Kämpfen für Palästina – trotz allem
Es ist Sommer 2013. Ich habe meinen ersten Arabischunterricht begonnen und sitze mit meiner Lehrerin auf dem bekannten Rothschild Boulevard in Tel Aviv. Sie ist nicht religiös und betrinkt sich am Wochenende gern. Ich frage sie: «Willst du einen Staat Palästina?» – «Natürlich!» – «Würdest du dort leben wollen?» – «Natürlich nicht. Das wäre ein korrupter Ort ohne Freiheit.» Warum sie in diesem Falle dafür kämpfe, frage ich. «Leben etwa alle Juden in Israel? Nein. Aber es ist schön, zu wissen, dass die Möglichkeit besteht, im Land deines eigenen Volkes leben zu können.»

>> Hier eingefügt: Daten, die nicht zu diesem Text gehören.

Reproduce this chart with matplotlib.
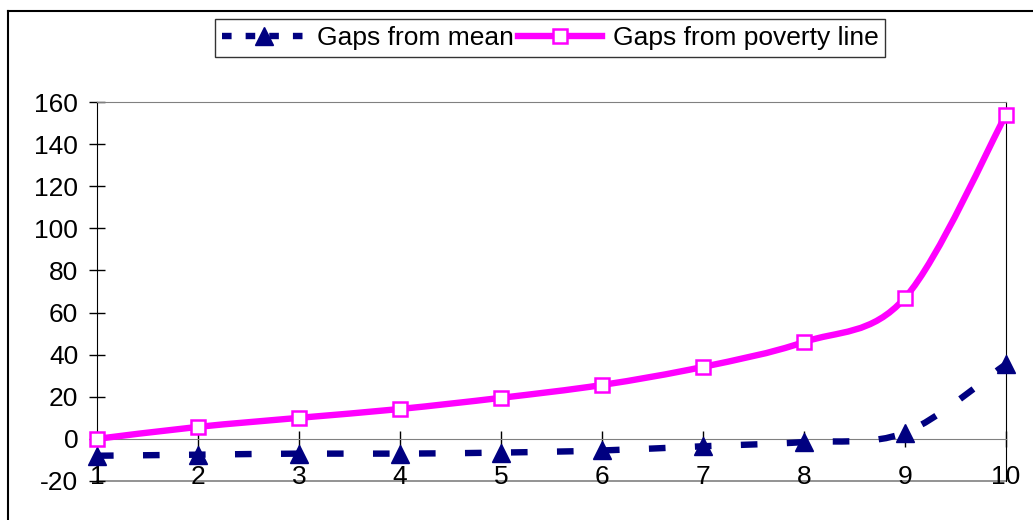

Ist dieses Israel ein ganz anderer Ort, als man ihn von aussen wahrnimmt? Nein. Aber was man von aussen sieht, ist ein sehr eingeschränkter Radius. Was auch immer man in Israel sucht, findet man. Hier gibt es alles. Arabische Dragqueens, ultra-orthodoxe Vegan-Aktivisten, die antijüdischen Juden, die antiarabischen Araber. Und natürlich gibt es auch sie: die antiarabischen Siedler oder die fanatischen Orthodoxen. Auch die von Rache getriebenen arabischen Israelis und Palästinenser.
Ich wurde einst angefragt, bei einem Dokumentarfilm mit dem Titel «Israel, wer bist du?» mitzuarbeiten. «Wie viel Sendezeit habt ihr?» – «Eine Stunde.» Ich lachte und winkte ab. Der Film kam nie zustande.
Ich befinde mich hier im Nahen Osten und bin dennoch im Westen. Es ist vielleicht der beste Nahe Osten und gleichzeitig ein wirklich schlechter Westen. Ich habe viel westliche Arroganz ablegen müssen, um lernen zu können. Und ich werde vielleicht nie alles verstehen können: diese unendliche Liebe und diesen unendlichen Hass. Diese Ratlosigkeit auf allen Seiten, die manchmal zur Verzweiflung wird. Nur eines habe ich mit Bestimmtheit gelernt: sich mit Urteilen zurückzuhalten. Lieber einmal mehr zuhören, als einmal zu oft zu reden.